La certificación de los resultados de las elecciones le ofrecía a Trump la oportunidad perfecta para señalar a los díscolos en el Congreso. Lo que normalmente habría sido una formalidad más se convirtió, mediante la impugnación presentada por el senador Ted Cruz, en una caza de traidores, al forzarse una votación que obligaba a los representantes republicanos a retratarse tras dos meses de cuestionamiento continuo sobre la legalidad de los comicios.
Mientras, los partidarios de Trump aguardaban en el exterior del Capitolio, confiando en que Mike Pence frenaría la certificación.
El vicepresidente mantuvo la farsa hasta donde fue constitucionalmente posible, pero acabó plegándose a la legalidad y reconociendo la victoria de Joe Biden. Finalmente, la frustración de sus partidarios, atizada durante años por el propio Trump, terminó por estallarle en la cara y echar por tierra su estrategia.
El monstruo que creó y alimentó acabó asaltando las instituciones ante la impotencia del presidente, en un triste espectáculo que ha conmocionado al mundo y ha amortizado la vida política que podría haber tenido el trumpismo más allá de 2021.
La pregunta que debemos hacernos ahora es ¿cómo hemos llegado hasta aquí?
En los principios democráticos se puede creer por convicción o por pragmatismo. Pero el respeto a las reglas del juego es la garantía última de una sociedad civilizada y pacífica. La Constitución y las leyes acotan el debate, determinan hasta dónde es legítimo tensar y qué límites no se pueden cruzar.
Sin esa garantía, la discrepancia normal en toda sociedad degenera rápida y violentamente, como hemos visto en Washington. Los ejemplos abundan, en nuestra propia historia y en muchas partes del mundo actual.
El asalto al Capitolio es fruto de ese afán de tensar más allá de lo que es ética y constitucionalmente legítimo, de retorcer diariamente la verdad para servir a los intereses personales y de partido hasta que la verdad y los hechos se convierten en un mero punto de vista.
La culpa de lo que sucedió en Washington recae directamente sobre Trump y su círculo, pero sería un error verlo como fenómeno exclusivamente estadounidense. Ese mismo asalto al Estado, desde el seno del propio Estado, lo estamos viviendo en España.
Cuando el presidente Trump se refiriere a la mitad de los estadounidenses como “el otro lado”, su visión de la sociedad en buenos y malos calca la de los nacionalistas catalanes que perpetraron el golpe de Estado en 2017 para imponer la independencia a toda Cataluña.
Cuando los partidarios de Trump rodearon el Capitolio, muchos españoles nos acordamos del cerco al Congreso de los Diputados en 2012, y del “no nos representan” alentado por todo un actual vicepresidente del Gobierno.
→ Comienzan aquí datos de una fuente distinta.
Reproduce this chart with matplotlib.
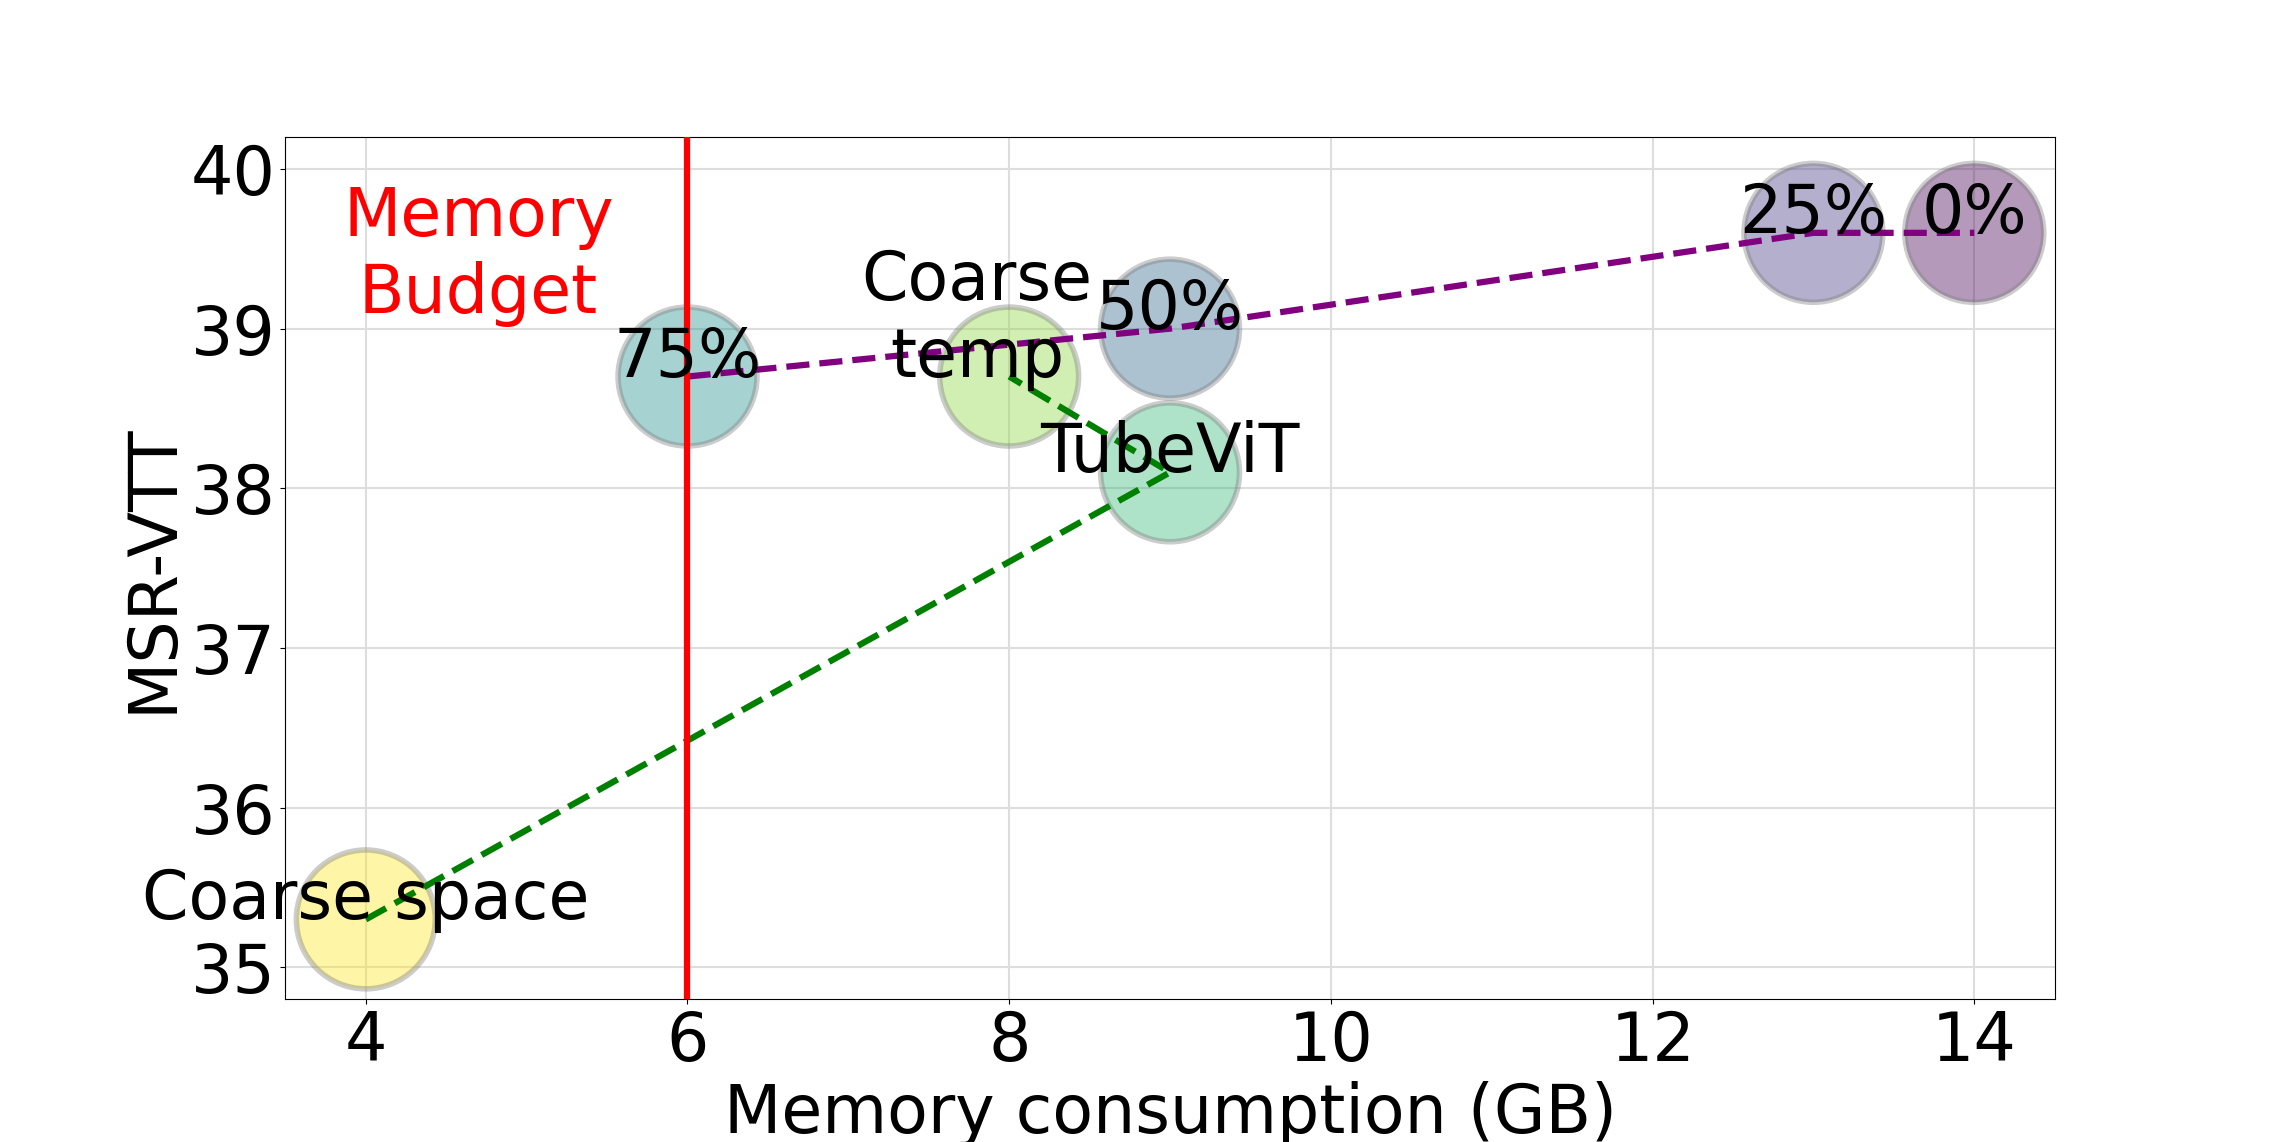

Finalmente, la visión de un líder que ha supeditado todos los instrumentos del Estado al interés propio y de su partido, y para el que la mentira es algo tan rutinario que ni la hemeroteca le hace mella, sólo puede recordarnos a un Pedro Sánchez que es presidente gracias a quienes despreciaron nuestra Constitución y sitiaron el Congreso.
En su discurso de la noche del miércoles a los norteamericanos, Joe Biden afirmó que las palabras de un presidente importan. En el mejor de los casos, inspiran, y en el peor, incitan.
En España podemos frenar el declive de nuestra democracia si Sánchez cumple con la promesa que un día hizo de no pactar con el populismo. Al igual que muchos republicanos se arrepienten hoy de no haber parado antes a Trump, los socialistas pueden acabar lamentando su silencio frente a los ataques a nuestra Constitución de sus socios de gobierno.
Hacen falta años para socavar una democracia, pero bastan unos instantes para asaltar un parlamento. Y esos asaltos, ocurran donde ocurran, además de los ataques contra las instituciones que tan bien conocemos, son el principio del fin.
Jugar a desprestigiar la democracia acaba con ella. Ya lo sabíamos. Hoy lo tenemos todavía más claro.
*** José Ramón Bauzá es eurodiputado de Ciudadanos en el Parlamento europeo.